On Thu, 26 Jun 2003, Henri Gomez wrote:

> Could we stop useless critics and flams and be more positives.

I'm sorry that you think it is useless to point out the specific areas
where mod_jk and mod_jk2 are doing things wrong.

> It's open source, and if you have objections, you're welcome to provide
> fixes.

To be honest, that isn't too appealing given the sad state of all
the different connectors available and the extremely poor state of
documentation about what is what and how things are supposed to
work.  But that is irrelevant, and doesn't change the validity of pointing
out what things are problems and why.

What is the release plan for mod_jk2?  Is there any plan for making it
production quality?  There doesn't seem to be much happening with it.
Is one better served to work on mod_jk instead and give up on mod_jk2?

>
> Never forget that mod_jk WAS DESIGNED to be cross web server compatible
> and that's why some of the Apache functions are not used.

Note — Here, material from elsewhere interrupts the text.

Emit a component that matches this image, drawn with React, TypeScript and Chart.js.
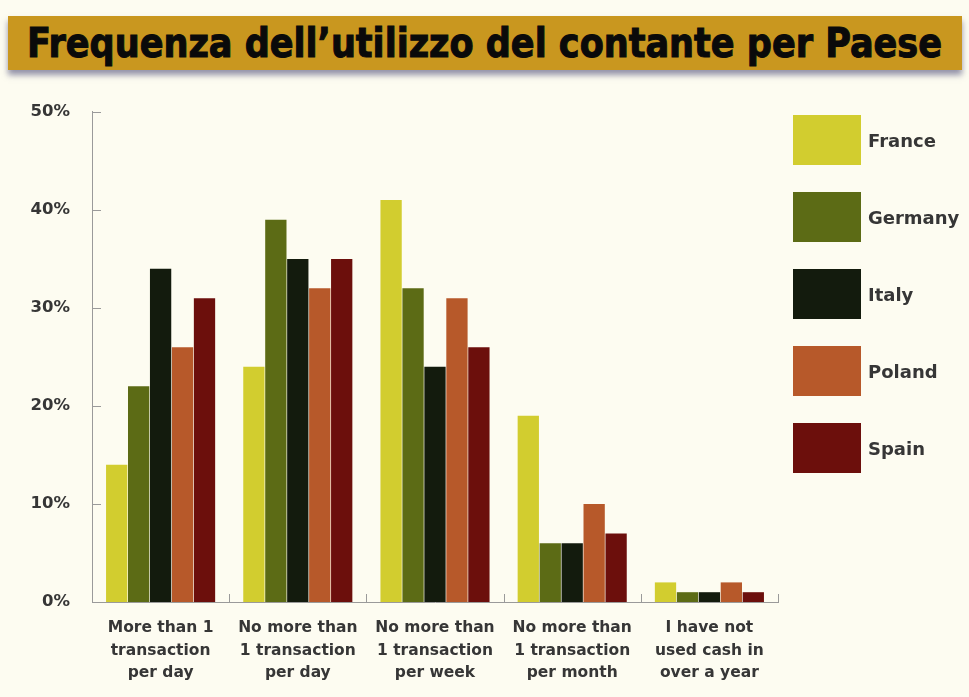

mod_jk is the Apache specific module.  The fact that there are other
modules using some shared code that are specific to other webservers
doesn't change anything.

Web server specific plugins are the things that should tie tomcat in
with the way the particular webserver works.

It is quite sad to see how much worse webserver plugins have gotten
since the days of mod_jserv.

> BTW, on the Tomcat side, there is some URI checks since this problem
> could also appears when using the built-in http connector.
>
> In the actual case the problem seems to be that Apache handle the jsp
> directly since it didn't forward it to tomcat (probably because apache
> and tomcat run on the same machine)

The problem isn't that Apache doesn't forward it, the problem is that
mod_jk doesn't forward it because it reimplements things that Apache
can do for it a lot better and in a way that ensures it is compatible
with everything else happening in the webserver.  The same applies to
other webservers.  The mapping of what things should be passed to
tomcat and what things shouldn't is a security critical area that
can not be glossed over with a "ahh, we'll just make up our own way of
doing things since it means we don't have to bother with the webserver".
It is a plugin for the webserver, you have to bother with how the webserver
works.

It was a bad design decision to take the shortcut of trying to embed
all the configuration within shared code and reuse it for every webserver.

By describing the problems, I'm hoping that someone who does have the
time right now can actually make one of the multitude of Apache --> tomcat
connectors into something production quality without gaping security,
performance, and stability issues.  If not, then it will have to wait
until I am at a point in my day job where we need to be deploying our
applications and they need to actually work right and I'll worry about
it then.

Oh, for whoever is trying to actually make mod_jk work right... you may
be able to do a "SetHandler jakarta-servlet" inside a Files section
in a Directory section, not sure if it supports it properly or not, although
that doesn't let you specify a specific worker.